Atrás queda 2016, annus horibilis. Y los hitos que lo marcaron –la retirada del Reino Unido de la Unión Europea, la elección de Donald Trump como presidente de Estados Unidos, las atrocidades de Siria– parecen apuntar al declive del sistema internacional liberal.
Asistimos a un progresivo debilitamiento de la arquitectura institucional y del sistema normativo global por el difícil encaje de las características del poder del siglo XXI en la rigidez actual del esquema nacido tras la Segunda Guerra Mundial.
La sesgada representación –ya sea del Consejo de Seguridad de Naciones Unidas o del Consejo Ejecutivo del Fondo Monetario Internacional–, que se corresponde con un esquema agotado, mina la capacidad de respuesta institucional global ante la nueva realidad y socava su legitimidad en beneficio de mecanismos informales como el G-20 y de organismos de reciente creación como el Banco Asiático de Inversión.
Sin duda es preciso reformar aspectos de representación y de toma de decisiones. Pero lo que está en cuestión es el propio fundamento axiológico del orden internacional liberal, vacío hoy de contenido de forma tal que principios antes considerados claves de bóveda del mundo moderno –libre comercio, democracia, derechos humanos– están hoy bajo amenaza o en retroceso.

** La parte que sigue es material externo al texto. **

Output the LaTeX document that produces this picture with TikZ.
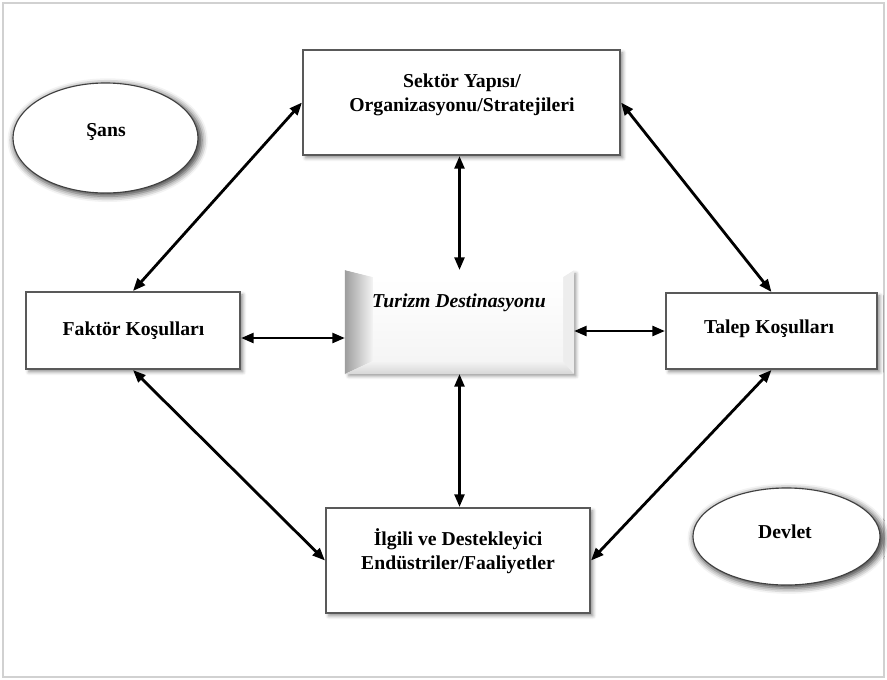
\documentclass[tikz,border=0pt]{standalone}
\usepackage{fontspec}
\setmainfont{Liberation Serif}
\usetikzlibrary{arrows.meta,shapes.geometric,shadows,shadows.blur}

\begin{document}
\begin{tikzpicture}[x=0.025cm,y=-0.025cm,
  kutu/.style={draw=black!65,line width=1.4pt,fill=white,inner sep=0pt,
    blur shadow={shadow xshift=2pt,shadow yshift=-2pt,shadow blur radius=2.5pt,shadow opacity=45}},
  halka/.style={ellipse,draw=black!75,line width=0.8pt,fill=white,inner sep=0pt,
    blur shadow={shadow xshift=1.5pt,shadow yshift=-1.5pt,shadow blur radius=4pt,shadow scale=1.02,shadow opacity=75}},
  yazi/.style={align=center,font=\bfseries\fontsize{14}{17}\selectfont},
  ok/.style={{Triangle[length=9pt,width=7pt]}-{Triangle[length=9pt,width=7pt]},line width=2pt}]
\useasboundingbox (0,0) rectangle (887,679);
\draw[black!18,line width=1.2pt] (3,3) rectangle (884,677);

\coordinate (sekC) at (461.5,102.5);
\coordinate (turC) at (459.5,322);
\coordinate (ilgC) at (458,560.5);
\coordinate (fakC) at (133,330.5);
\coordinate (talC) at (771.5,331);
\coordinate (sansC) at (105.5,138);
\coordinate (devC) at (786.5,536.5);

% pomocne tocke
\coordinate (sol) at (0,338);
\coordinate (b1) at (373,277);
\coordinate (b2) at (563,277);
\coordinate (b3) at (563,361);
\coordinate (b4) at (373,361);

\node[halka,minimum width=4.625cm,minimum height=2.75cm] (sans) at (sansC) {};
\node[halka,minimum width=4.675cm,minimum height=2.425cm] (dev) at (devC) {};
\node[kutu,minimum width=7.925cm,minimum height=2.625cm] (sek) at (sekC) {};
\node[kutu,minimum width=6.6cm,minimum height=2.625cm] (ilg) at (ilgC) {};
\node[kutu,minimum width=5.35cm,minimum height=1.925cm] (fak) at (fakC) {};
\node[kutu,minimum width=5.275cm,minimum height=1.9cm] (tal) at (talC) {};
\node[kutu,draw=none,fill=black!3,minimum width=5.675cm,minimum height=2.55cm] (tur) at (turC) {};

% kabartma
\shade[left color=black!38,right color=black!4] (tur.north west) -- (b1) -- (b4) -- (tur.south west) -- cycle;
\shade[top color=black!4,bottom color=black!16] (tur.south west) -- (b4) -- (b3) -- (tur.south east) -- cycle;
\fill[black!7] (tur.north east) -- (b2) -- (b3) -- (tur.south east) -- cycle;
\fill[white] (tur.north west) -- (b1) -- (b2) -- (tur.north east) -- cycle;
\shade[top color=white,bottom color=black!4] (b1) rectangle (b3);

\node[yazi] (sekY) at (462,95) {Sektör Yapısı/\\Organizasyonu/Stratejileri};
\node[yazi] (ilgY) at (458,551) {İlgili ve Destekleyici\\Endüstriler/Faaliyetler};
\node[yazi] (fakY) at (133.5,331) {Faktör Koşulları};
\node[yazi] (talY) at (769,329) {Talep Koşulları};
\node[yazi,font=\bfseries\itshape\fontsize{14}{17}\selectfont] (turY) at (459,303) {Turizm Destinasyonu};
\node[yazi] (sansY) at (106,132) {Şans};
\node[yazi] (devY) at (785,532) {Devlet};

\draw[ok] (fak.north) -- (sek.west);
\draw[ok] (sek.east) -- (tal.north);
\draw[ok] (fak.south) -- (ilg.west);
\draw[ok] (tal.south) -- (ilg.east);
\draw[ok] (tur.north |- sek.south) -- (tur.north);
\draw[ok] (tur.south) -- (tur.south |- ilg.north);
\draw[ok] (fak.east |- sol) -- (tur.west |- sol);
\draw[ok] (tur.east |- tal.west) -- (tal.west);
\end{tikzpicture}
\end{document}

En tanto que no reconozcamos y nos enfrentemos a esta realidad, el orden mundial liberal –durante 70 años motor de paz y prosperidad– seguirá desmoronándose.
El liberalismo y el orden internacional que sobre él reposa hunden sus raíces en la Ilustración.
Nacen de la creencia en la inexorabilidad del progreso humano, en la existencia de una visión y un rumbo universalmente compartidos, basados en nuestro dominio de la naturaleza y movidos por los dictados racionales del interés individual. De acuerdo con estos postulados, el Estado de derecho, la protección de los DD.HH. y el comercio son catalizadores del avance de la humanidad.
Pero crecen las dudas sobre el concepto liberal de “humanidad” en tanto que crisol de un propósito común. Hoy, nuestros caminos están más entrelazados que nunca. Y sabemos que los recursos que sostienen nuestro progreso son finitos y que el planeta no está en condiciones de garantizar, para una población en aumento, los niveles de bienestar.
Si carecen de una fundamentación ética, expectativas y objetivos compartidos, los mecanismos universalistas no pueden sino avivar la llama del descontento y la conflictividad y, como nos ha enseñado 2016, empujar a las poblaciones al rechazo de la racionalidad y a la negación de la realidad.
Es preciso revisar la retórica y los dogmas de la Ilustración. Y confrontar la verdad de nuestro mundo: más allá de conquistarlo, preservarlo. Esta catarsis es necesaria.